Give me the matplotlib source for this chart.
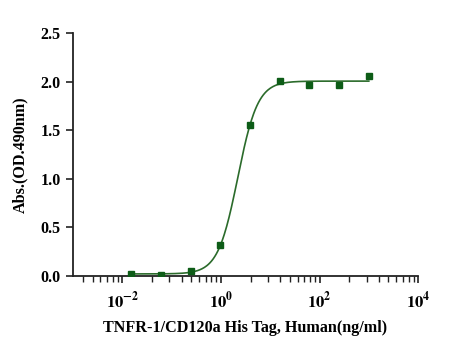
import matplotlib
matplotlib.use("Agg")
import matplotlib.pyplot as plt
import numpy as np

# 4-fold dilution series (ng/ml) and measured absorbance
conc = [0.0153, 0.061, 0.244, 0.977, 3.906, 15.625, 62.5, 250.0, 1000.0]
od = [0.02, 0.01, 0.05, 0.32, 1.55, 2.01, 1.965, 1.96, 2.06]

x_major = [1e-2, 1e0, 1e2, 1e4]
x_major_labels = [r"$\mathbf{10^{-2}}$", r"$\mathbf{10^{0}}$", r"$\mathbf{10^{2}}$", r"$\mathbf{10^{4}}$"]
y_ticks = [0.0, 0.5, 1.0, 1.5, 2.0, 2.5]


def four_pl(x, bottom, top, ec50, hill):
    return bottom + (top - bottom) / (1 + (ec50 / x) ** hill)


# crude 4PL fit by grid search
xs = np.array(conc)
ys = np.array(od)
best = None
for ec50 in np.linspace(1.0, 5.0, 81):
    for hill in np.linspace(1.0, 4.0, 61):
        # bottom/top solved linearly for given ec50, hill
        f = 1 / (1 + (ec50 / xs) ** hill)
        A = np.vstack([1 - f, f]).T
        (b, t), *_ = np.linalg.lstsq(A, ys, rcond=None)
        err = np.sum((A @ np.array([b, t]) - ys) ** 2)
        if best is None or err < best[0]:
            best = (err, b, t, ec50, hill)
_, bottom, top, ec50, hill = best

xfit = np.logspace(np.log10(conc[0]), np.log10(conc[-1]), 300)
yfit = four_pl(xfit, bottom, top, ec50, hill)

plt.rcParams["font.family"] = "Liberation Serif"
plt.rcParams["font.weight"] = "bold"
plt.rcParams["mathtext.fontset"] = "stix"

fig = plt.figure(figsize=(4.67, 3.51), dpi=100)
ax = fig.add_axes([0.1563, 0.2137, 0.739, 0.6923])

ax.plot(xfit, yfit, color="#2b6b2b", lw=1.2)
ax.plot(conc, od, "s", color="#0d5c17", markersize=4.2, zorder=3)

ax.set_xscale("log")
ax.set_xlim(1e-3, 1e4)
ax.set_ylim(0, 2.5)

ax.set_xticks(x_major)
ax.set_xticklabels(x_major_labels, fontsize=12)
minor = [m * k * k for m in [1e-4, 1e-2, 1e0, 1e2] for k in range(2, 10)]
minor = [v for v in minor if 1e-3 < v < 1e4]
ax.set_xticks(minor, minor=True)
ax.set_xticklabels([], minor=True)

ax.set_yticks(y_ticks)
ax.set_yticklabels(["%.1f" % v for v in y_ticks], fontsize=11.5, fontweight="bold")

for s in ["top", "right"]:
    ax.spines[s].set_visible(False)
for s in ["left", "bottom"]:
    ax.spines[s].set_linewidth(1.3)
    ax.spines[s].set_color("#222222")

ax.tick_params(axis="both", which="major", length=5, width=1.2, color="#222222", pad=4)
ax.tick_params(axis="x", which="minor", length=4, width=1.0, color="#222222")
ax.tick_params(axis="x", which="major", pad=6)

ax.set_xlabel("TNFR-1/CD120a His Tag, Human(ng/ml)", fontsize=11.6, fontweight="bold", labelpad=6)
ax.set_ylabel("Abs.(OD.490nm)", fontsize=11.6, fontweight="bold", labelpad=9)

fig.savefig("out.png", dpi=100)
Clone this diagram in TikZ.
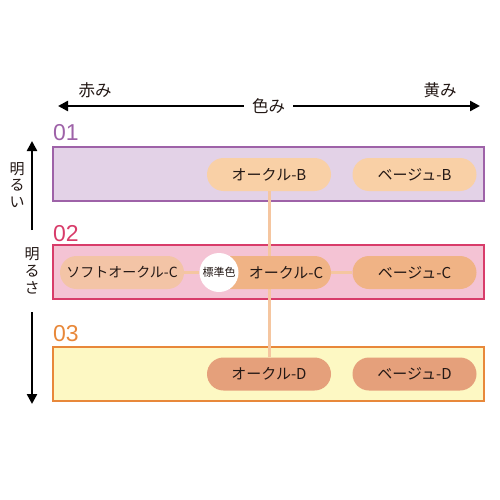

--------------------------------------------------

_What you are asked to do_. Copy nothing past the line containing "import numpy as np": reproduce every line from the start of the records up to it, skipping pictures.

_Task solution_.
Give me the matplotlib source for this chart.
import matplotlib
matplotlib.use("Agg")
import matplotlib.pyplot as plt
import numpy as np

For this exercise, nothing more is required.